A estratégia deu certo. Na assembleia dos operários realizada no dia seguinte, a categoria se dividiu: os que foram contemplados com a promessa reajuste concordaram em encerrar a paralisação, ao passo que os serventes insistiam em sua prorrogação. Com os ânimos exaltados, os trabalhadores começaram a brigar entre si, transformando a assembleia no estádio do Atlético em uma verdadeira batalha campal.
Com a discórdia instalada entre os operários e o Sindicato dos Trabalhadores da Construção Civil cooptado pelos interesses patronais, a greve chegou ao fim, sem ganhos efetivos para os trabalhadores.
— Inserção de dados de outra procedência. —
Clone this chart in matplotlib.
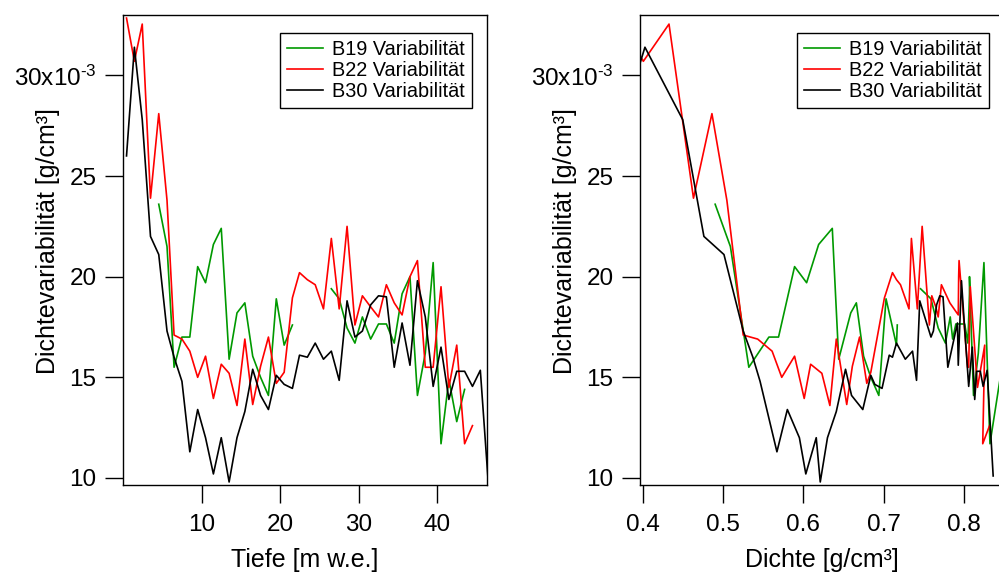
import numpy as np
import matplotlib.pyplot as plt

plt.rcParams['font.family'] = ['Liberation Sans', 'DejaVu Sans']
plt.rcParams['mathtext.fontset'] = 'custom'
plt.rcParams['mathtext.rm'] = 'Liberation Sans'
plt.rcParams['mathtext.it'] = 'Liberation Sans:italic'

nan = np.nan

# Tiefe [m w.e.] der Messpunkte (gleiches Raster fuer alle Kerne)
depth = [0.45, 1.45, 2.45, 3.5, 4.55, 5.6, 6.5, 7.5, 8.5, 9.5,
         10.5, 11.5, 12.5, 13.5, 14.5, 15.5, 16.5, 17.5, 18.5, 19.5,
         20.5, 21.55, 22.45, 23.45, 24.45, 25.5, 26.5, 27.5, 28.5, 29.5,
         30.45, 31.5, 32.5, 33.5, 34.5, 35.5, 36.5, 37.45, 38.45, 39.45,
         40.45, 41.45, 42.45, 43.45, 44.45, 45.45, 46.4]

# Dichtevariabilitaet in 1e-3 g/cm3
var_b19 = [nan, nan, nan, nan, 23.6, 21.5, 15.5, 17.0, 17.0, 20.5,
           19.7, 21.6, 22.4, 15.9, 18.2, 18.7, 16.05, 15.0, 14.1, 18.9,
           16.6, 17.6, nan, nan, nan, nan, 19.4, 18.9, 17.45, 16.7,
           18.0, 16.9, 17.65, 17.65, 16.7, 19.15, 20.0, 14.1, 16.2, 20.7,
           11.7, 14.9, 12.8, 14.4, nan, nan, nan]
var_b22 = [32.85, 30.7, 32.55, 23.9, 28.1, 23.8, 17.1, 16.9, 16.3, 15.0,
           16.05, 13.95, 15.65, 15.2, 13.6, 16.9, 13.65, 15.55, 17.0, 14.7,
           15.25, 18.95, 20.2, 19.85, 19.6, 18.4, 21.9, 18.4, 22.5, 17.6,
           19.05, 18.5, 18.0, 19.6, 18.7, 18.1, 20.0, 20.8, 15.5, 15.5,
           19.5, 14.5, 16.6, 11.7, 12.6, nan, nan]
var_b30 = [26.0, 31.4, 27.8, 22.0, 21.1, 17.3, 16.0, 14.8, 11.3, 13.4,
           12.0, 10.2, 12.0, 9.8, 12.0, 13.3, 15.4, 14.1, 13.4, 15.1,
           14.65, 14.45, 16.1, 16.0, 16.7, 15.9, 16.3, 14.85, 18.8, 17.0,
           17.3, 18.6, 19.05, 19.0, 15.5, 17.7, 15.6, 19.8, 18.0, 14.55,
           16.5, 13.9, 15.3, 15.3, 14.55, 15.35, 10.1]

# Dichte [g/cm3] an denselben Punkten
dens_b19 = [nan, nan, nan, nan, 0.490, 0.509, 0.532, 0.557, 0.569, 0.589,
            0.604, 0.619, 0.636, 0.644, 0.659, 0.666, 0.675, 0.684, 0.694, 0.703,
            0.716, 0.717, nan, nan, nan, nan, 0.746, 0.759, 0.768, 0.777,
            0.783, 0.786, 0.790, 0.801, 0.805, 0.807, 0.807, 0.812, 0.818, 0.825,
            0.8325, 0.845, 0.850, 0.855, nan, nan, nan]
dens_b22 = [0.370, 0.4005, 0.4325, 0.463, 0.486, 0.5046, 0.525, 0.543, 0.561, 0.573,
            0.589, 0.601, 0.609, 0.623, 0.633, 0.641, 0.654, 0.661, 0.670, 0.679,
            0.684, 0.701, 0.711, 0.716, 0.721, 0.7316, 0.7346, 0.742, 0.748, 0.757,
            0.760, 0.765, 0.768, 0.772, 0.7825, 0.793, 0.7935, 0.794, 0.8046, 0.806,
            0.808, 0.817, 0.826, 0.8235, 0.832, nan, nan]
dens_b30 = [0.361, 0.4025, 0.4496, 0.476, 0.501, 0.525, 0.537, 0.546, 0.567, 0.580,
            0.595, 0.603, 0.616, 0.621, 0.630, 0.641, 0.6525, 0.660, 0.674, 0.684,
            0.689, 0.698, 0.707, 0.711, 0.716, 0.727, 0.736, 0.741, 0.745, 0.759,
            0.762, 0.766, 0.770, 0.774, 0.780, 0.792, 0.793, 0.797, 0.800, 0.806,
            0.8105, 0.8135, 0.816, 0.8205, 0.824, 0.829, 0.8365]

labels = ['B19 Variabilität', 'B22 Variabilität', 'B30 Variabilität']
colors = ['#009900', '#ff0000', '#000000']
yticks = [10, 15, 20, 25, 30]
yticklabels = ['10', '15', '20', '25', '30x10$^{\u2010 3}$']


def style(ax, xlabel):
    for s in ax.spines.values():
        s.set_linewidth(1.0)
    ax.tick_params(direction='out', length=13, width=1.0, labelsize=17.5)
    ax.tick_params(axis='y', pad=6)
    ax.tick_params(axis='x', pad=8)
    ax.set_ylim(9.65, 33.0)
    ax.set_yticks(yticks)
    ax.set_yticklabels(yticklabels)
    ax.set_ylabel('Dichtevariabilität [g/cm³]', fontsize=18, va='center')
    ax.yaxis.set_label_coords(-0.206, 0.52)
    ax.set_xlabel(xlabel, fontsize=18, va='center')
    ax.xaxis.set_label_coords(0.5, -0.16)
    leg = ax.legend(loc='upper right', bbox_to_anchor=(0.959, 0.962), borderaxespad=0,
                    fontsize=14.3, fancybox=False, framealpha=1, edgecolor='black',
                    handlelength=1.8, handletextpad=0.45, labelspacing=0.1,
                    borderpad=0.36)
    leg.get_frame().set_linewidth(1.0)


fig = plt.figure(figsize=(9.99, 5.75), dpi=100)
ax1 = fig.add_axes([0.1231, 0.1565, 0.3644, 0.8174])
ax2 = fig.add_axes([0.6406, 0.1565, 0.3644, 0.8174])

for dens, var, lab, col in zip([dens_b19, dens_b22, dens_b30],
                               [var_b19, var_b22, var_b30], labels, colors):
    ax1.plot(depth, var, color=col, lw=1.2, label=lab)
    ax2.plot(dens, var, color=col, lw=1.2, label=lab)

ax1.set_xlim(0, 46.3)
ax1.set_xticks([10, 20, 30, 40])
style(ax1, 'Tiefe [m w.e.]')

ax2.set_xlim(0.3963, 0.85)
ax2.set_xticks([0.4, 0.5, 0.6, 0.7, 0.8])
ax2.set_xticklabels(['0.4', '0.5', '0.6', '0.7', '0.8'])
style(ax2, 'Dichte [g/cm³]')

fig.savefig('out.png', dpi=100)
A promessa de reajuste feita aos encarregados e mestres de obras nunca saiu do papel: o acordo seria anulado no mês seguinte à paralisação, por decisão do Tribunal Superior do Trabalho, acionado pelas organizações patronais.
No restante do país, os movimentos grevistas foram severamente reprimidos. Em Belo Horizonte, o metalúrgico Guido Leão morreu atropelado por uma viatura da polícia e a greve das professoras primárias foi violentamente atacada pelo Corpo de Bombeiros. Em São Paulo, a polícia matou a tiros o líder sindical Santo Dias da Silva. Em Porto Alegre, Olívio Dutra, líder dos bancários, foi preso. Os sindicatos combativos sofreram intervenção federal e 27 dirigentes tiveram seus mandatos cassados.
Apesar da repressão, os trabalhadores seguiram mobilizados e novas greves de grande porte seriam registradas já no ano seguinte, novamente capitaneados por Lula e pelos metalúrgicos do ABC Paulista.